Merry Go Round
I’m that kid running alongside the merry go round trying to get on, succeeding, getting dizzy, jumping off, spinning into dirt, hearing my friends giggling as they whirl by, walking lopsidedly home, getting called back, doing it all again.
Hello. This has been my last few weeks. Heck, this has been my last few years. Forget it, it’s been my life. Dirty, dizzy, giddy, busy, going in circles? I’d like to at least think my circles are widening as I become wiser. My merry go round is more the circumference of Pluto vs the playground equipment of childhood. Whoosh–it still goes just as fast but more ground is covered.

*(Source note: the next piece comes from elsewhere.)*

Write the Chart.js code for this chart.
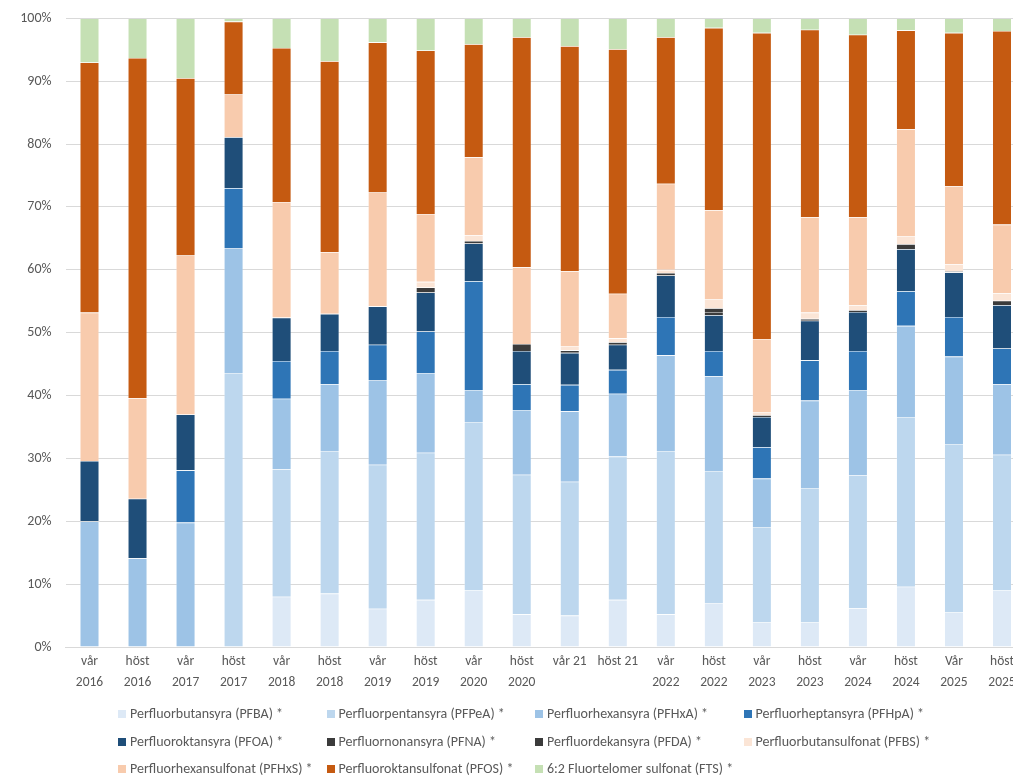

I have a friend who calls the merry go round ride the Joyless Go Round of Death, I think that is a little creepy extreme and possibly a tad negative. I prefer to be more positive. It is all about attitude, isn’t it? I am constantly preaching this to my young boys. There are many things in life you cannot change but you can always change your attitude…they can mimic me while almost mastering eye rolling as they say it. I hope with enough repetition they will be brainwashed by the time they are adults with all my happiness talk. I tell them it is a choice you make not a mystical event that happens when everything is optimal/perfect/ideal.
Because when is everything ever perfect? And then how many times have you had things going pretty darn good and you were still, dare I say it, depressed? In fact, as someone who has dealt with depression on and off my entire life, it happens to sneak up on you whether things are good or bad and “bad” only being relative to whatever we think bad is for that day. I’m not trying to trivialize it because I know all sorts of variations on bad. The worst bad is the bad that snowballs and even despite our best attempts overwhelms and takes us down. That is life though. It has seasons and it is not suppose to be roses and sunshine. We don’t learn lessons without getting hurt, we don’t become resilient without stretching ourselves, and we won’t appreciate happiness without the reverse.

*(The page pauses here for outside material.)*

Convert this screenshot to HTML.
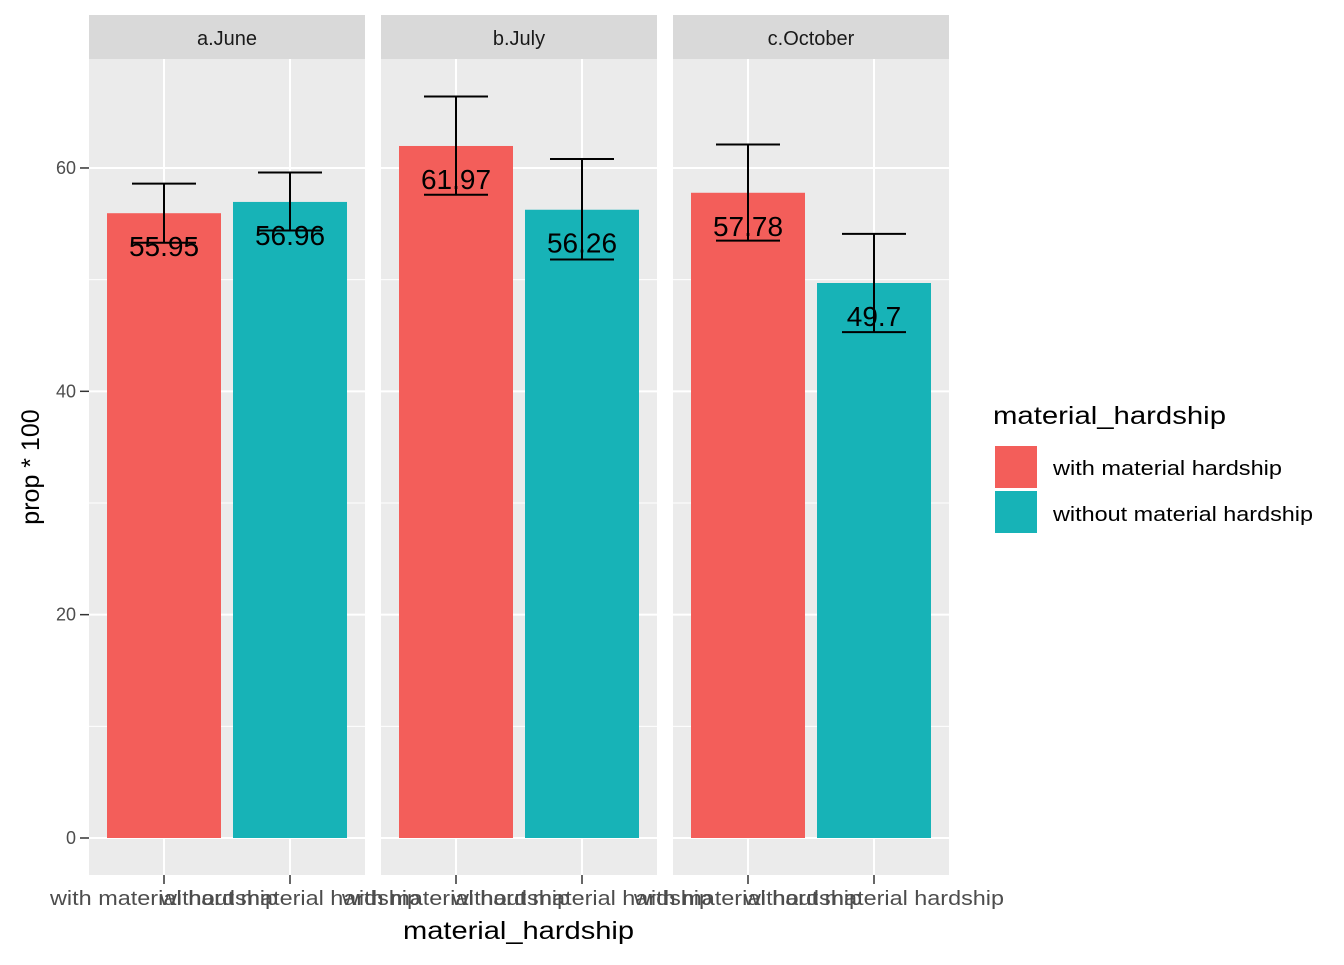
<!DOCTYPE html>
<html><head><meta charset="utf-8"><style>
body{margin:0;background:#fff;font-family:"Liberation Sans",sans-serif}
</style></head><body>
<svg id="c" width="1344" height="960" xmlns="http://www.w3.org/2000/svg" font-family="Liberation Sans, sans-serif"></svg>
<script>
const panels=["a.June","b.July","c.October"];
const categories=["with material hardship","without material hardship"];
const values=[[55.95,56.96],[61.97,56.26],[57.78,49.7]];
const upper=[[58.6,59.6],[66.4,60.8],[62.1,54.1]];
const lower=[[53.3,54.4],[57.6,51.8],[53.5,45.3]];
const yTicks=[0,20,40,60];
const colors=["#F35E5A","#17B3B7"];
const NS="http://www.w3.org/2000/svg";
const svg=document.getElementById('c');
function el(t,a,p){const e=document.createElementNS(NS,t);for(const k in a)e.setAttribute(k,a[k]);(p||svg).appendChild(e);return e;}
const y=v=>838-v*11.167;
const plotTop=59,plotBot=875,pw=276,px0=[89,381,673];
const bx=(p,i)=>px0[p]+75+i*126;
yTicks.forEach(t=>{
  const lab=el('text',{x:76,y:y(t)+6,'text-anchor':'end','font-size':18,fill:'#4d4d4d'});lab.textContent=t;
  
  
  el('line',{x1:80,x2:89,y1:y(t),y2:y(t),stroke:'#333','stroke-width':1.5});
});
panels.forEach((name,p)=>{
  const x0=px0[p];
  const g=el('g',{});
  
  
  el('rect',{x:x0,y:plotTop,width:pw,height:plotBot-plotTop,fill:'#EBEBEB'},g);
  el('rect',{x:x0,y:15,width:pw,height:44,fill:'#D9D9D9'},g);
  const st=el('text',{x:x0+pw/2,y:45,'text-anchor':'middle','font-size':20,fill:'#1a1a1a'},g);st.textContent=name;
  
  
  [10,30,50,70].forEach(t=>{if(y(t)>plotTop)el('line',{x1:x0,x2:x0+pw,y1:y(t),y2:y(t),stroke:'#fff','stroke-width':1},g);});
  yTicks.forEach(t=>el('line',{x1:x0,x2:x0+pw,y1:y(t),y2:y(t),stroke:'#fff','stroke-width':2},g));
  categories.forEach((c,i)=>{
    const cx=bx(p,i);
    el('line',{x1:cx,x2:cx,y1:plotTop,y2:plotBot,stroke:'#fff','stroke-width':2},g);
  });
  categories.forEach((c,i)=>{
    const cx=bx(p,i),v=values[p][i];
    const r=el('rect',{x:cx-57,y:y(v),width:114,height:y(0)-y(v),fill:colors[i]},g);
    
    
    el('line',{x1:cx,x2:cx,y1:y(upper[p][i]),y2:y(lower[p][i]),stroke:'#000','stroke-width':2},g);
    el('line',{x1:cx-32,x2:cx+32,y1:y(upper[p][i]),y2:y(upper[p][i]),stroke:'#000','stroke-width':2},g);
    el('line',{x1:cx-32,x2:cx+32,y1:y(lower[p][i]),y2:y(lower[p][i]),stroke:'#000','stroke-width':2},g);
    const t=el('text',{x:cx,y:y(v)+43,'text-anchor':'middle','font-size':28,fill:'#000'},g);t.textContent=String(v);
    
    
    el('line',{x1:cx,x2:cx,y1:plotBot,y2:plotBot+9,stroke:'#333','stroke-width':1.5},g);
    const xl=el('text',{x:cx,y:905,'text-anchor':'middle','font-size':20,fill:'#4d4d4d',textLength:i===0?228:260,lengthAdjust:'spacingAndGlyphs'},g);xl.textContent=c;
    
    
  });
});
</script>
<svg style="position:absolute;left:0;top:0" width="1344" height="960" xmlns="http://www.w3.org/2000/svg" font-family="Liberation Sans, sans-serif">
<text x="403" y="939" font-size="25" fill="#000" textLength="231" lengthAdjust="spacingAndGlyphs">material_hardship</text>
<text transform="translate(39,467) rotate(-90)" text-anchor="middle" font-size="25" fill="#000">prop * 100</text>
<g>
<text x="993" y="424" font-size="25" fill="#000" textLength="233" lengthAdjust="spacingAndGlyphs">material_hardship</text>
<rect x="994" y="445" width="44" height="44" fill="#F35E5A" stroke="#fff" stroke-width="2"/>
<rect x="994" y="490" width="44" height="44" fill="#17B3B7" stroke="#fff" stroke-width="2"/>
<text x="1053" y="475" font-size="20" fill="#000" textLength="229" lengthAdjust="spacingAndGlyphs">with material hardship</text>
<text x="1053" y="521" font-size="20" fill="#000" textLength="260" lengthAdjust="spacingAndGlyphs">without material hardship</text>
</g>
</svg>
</body></html>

It’s also flippin’ scary. That whole here one minute, gone the next is real. As a spouse of an active duty pilot who flew one of the “less safe” aircraft out there–I know it. I mean I KNOW it. I’ve seen it. I’ve walked alongside it. I, gratefully, have not walked through it. Military spouses don’t talk about this because it’s too real. When your loved one is deployed and their level of safety is marginal, their whereabouts unknown, the country they might be in is “angry”, and CNN is unbearable to watch—you keep busy, you keep the TV off, and you don’t dwell because the biggest lesson is IT IS MUCH EASIER TO KEEP PUSHING ON THAN TO DIG YOURSELF OUT OF A HOLE.
Even if it means going around in circles. Whirling by at lightening speed. Because maybe with enough repetition we might just get it–like my young boys. Happiness is a choice. It’s work. And sometimes to know it–we need to get flung off, dizzy, maybe skinned up, maybe bruised up, maybe worse.
My sweet friend, we’ll call her Darla, is going through a hard time and she said to me that if I can do it then she can certainly try. She gives me more credit than she should, but thank you and I will take the complement. So I send this post out to her, hoping that the wind is ruffling her hair, the sun is warm, the merry go round is scenic, and to tell her that she has friends to help her back on the ride.